On April 1, Bank of Canada Governor Stephen Poloz mentioned that “Recent economic data have been generally consistent with our expectation that the period of below-potential growth will prove to be temporary.” Overall, the mix of encouraging and negative information received since tends to support Poloz’s affirmation.
On a positive note, four factors are very constructive for the outlook: the remarkable job growth observed so far this year (+115K, +0.6%), the steady 6.4% year-over-year real GDP growth figure released by China for 2019Q1, WCS oil prices selling at a small discount to WTI which is remaining above US$60/bbl and a soft CAD/USD.
This being said, the Business Outlook Survey indicator (see chart) – which extracts the common source of variation in the companies’ answers relative to business investment, hiring intentions, etc.– suggests that economic growth could be a notch weaker than anticipated in the January 2019 Monetary Policy Report.

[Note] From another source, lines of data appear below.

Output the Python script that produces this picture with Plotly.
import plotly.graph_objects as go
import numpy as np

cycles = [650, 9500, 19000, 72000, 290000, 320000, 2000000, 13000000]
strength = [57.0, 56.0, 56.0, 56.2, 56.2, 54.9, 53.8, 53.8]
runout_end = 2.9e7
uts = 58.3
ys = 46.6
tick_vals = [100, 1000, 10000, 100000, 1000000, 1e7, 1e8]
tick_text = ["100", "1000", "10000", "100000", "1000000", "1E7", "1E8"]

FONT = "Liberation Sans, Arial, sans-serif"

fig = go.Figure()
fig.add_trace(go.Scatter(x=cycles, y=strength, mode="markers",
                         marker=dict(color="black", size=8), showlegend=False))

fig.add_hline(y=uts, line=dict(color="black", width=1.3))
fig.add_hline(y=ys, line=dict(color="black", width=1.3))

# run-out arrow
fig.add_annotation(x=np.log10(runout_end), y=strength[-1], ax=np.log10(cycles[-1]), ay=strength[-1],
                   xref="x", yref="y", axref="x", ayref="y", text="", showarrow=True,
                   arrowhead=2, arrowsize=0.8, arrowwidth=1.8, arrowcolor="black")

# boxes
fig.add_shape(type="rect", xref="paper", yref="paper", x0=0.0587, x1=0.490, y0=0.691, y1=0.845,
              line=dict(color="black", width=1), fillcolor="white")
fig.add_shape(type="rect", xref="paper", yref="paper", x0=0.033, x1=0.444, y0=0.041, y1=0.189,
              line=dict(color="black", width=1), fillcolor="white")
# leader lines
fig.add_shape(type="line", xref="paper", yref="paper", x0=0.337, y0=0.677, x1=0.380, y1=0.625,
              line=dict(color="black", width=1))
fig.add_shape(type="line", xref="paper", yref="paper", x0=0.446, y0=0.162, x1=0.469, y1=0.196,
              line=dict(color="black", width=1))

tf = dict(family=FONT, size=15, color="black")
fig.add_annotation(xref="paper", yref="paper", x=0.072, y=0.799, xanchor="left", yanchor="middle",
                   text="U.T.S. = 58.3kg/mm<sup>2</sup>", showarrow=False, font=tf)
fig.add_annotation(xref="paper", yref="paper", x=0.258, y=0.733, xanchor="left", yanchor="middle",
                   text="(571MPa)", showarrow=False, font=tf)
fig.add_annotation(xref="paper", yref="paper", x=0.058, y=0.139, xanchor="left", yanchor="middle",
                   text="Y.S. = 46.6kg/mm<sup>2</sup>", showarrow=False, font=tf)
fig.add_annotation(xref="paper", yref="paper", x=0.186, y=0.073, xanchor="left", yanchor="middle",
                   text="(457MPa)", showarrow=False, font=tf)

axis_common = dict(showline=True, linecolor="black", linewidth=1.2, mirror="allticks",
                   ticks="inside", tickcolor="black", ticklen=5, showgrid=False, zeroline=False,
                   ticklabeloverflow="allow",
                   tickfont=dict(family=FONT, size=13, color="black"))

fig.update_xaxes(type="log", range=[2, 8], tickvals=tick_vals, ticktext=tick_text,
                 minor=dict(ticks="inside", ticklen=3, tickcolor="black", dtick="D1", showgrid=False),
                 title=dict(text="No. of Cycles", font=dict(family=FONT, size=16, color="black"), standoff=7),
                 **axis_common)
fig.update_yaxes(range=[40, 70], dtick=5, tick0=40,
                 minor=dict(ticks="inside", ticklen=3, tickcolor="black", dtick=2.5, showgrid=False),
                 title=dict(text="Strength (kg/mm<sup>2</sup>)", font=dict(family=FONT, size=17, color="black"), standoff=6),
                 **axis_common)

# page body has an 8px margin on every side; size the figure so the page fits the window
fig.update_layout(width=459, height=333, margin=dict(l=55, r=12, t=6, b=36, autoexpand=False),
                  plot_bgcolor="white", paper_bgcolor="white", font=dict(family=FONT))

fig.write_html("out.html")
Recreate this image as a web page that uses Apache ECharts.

Also, the adjustment of consumers to the past interest rates hikes is not over even though retail sales rose by a brisk 0.8% m/m in February according to this morning’s report released by Statistics Canada. Nominal and inflation-adjusted retail sales are still down by 1.2% and 0.6% respectively, from the peak observed in October 2018.
Bottom Line: In summary, there is no fundamental change to the BoC storyline. The “core inflation measures remain close to 2 per cent” passage in its March 6th decision statement is still valid today. Indeed, the three core CPI metrics edged up from 1.9% in February to 2.0% in March, bringing down the inflation-adjusted policy rate to -0.25% (see chart). Thus, we expect a short BoC decision statement on April 24 ending with the same sentence used on March 6th: “Governing Council judges that the outlook continues to warrant a policy interest rate that is below its neutral range.”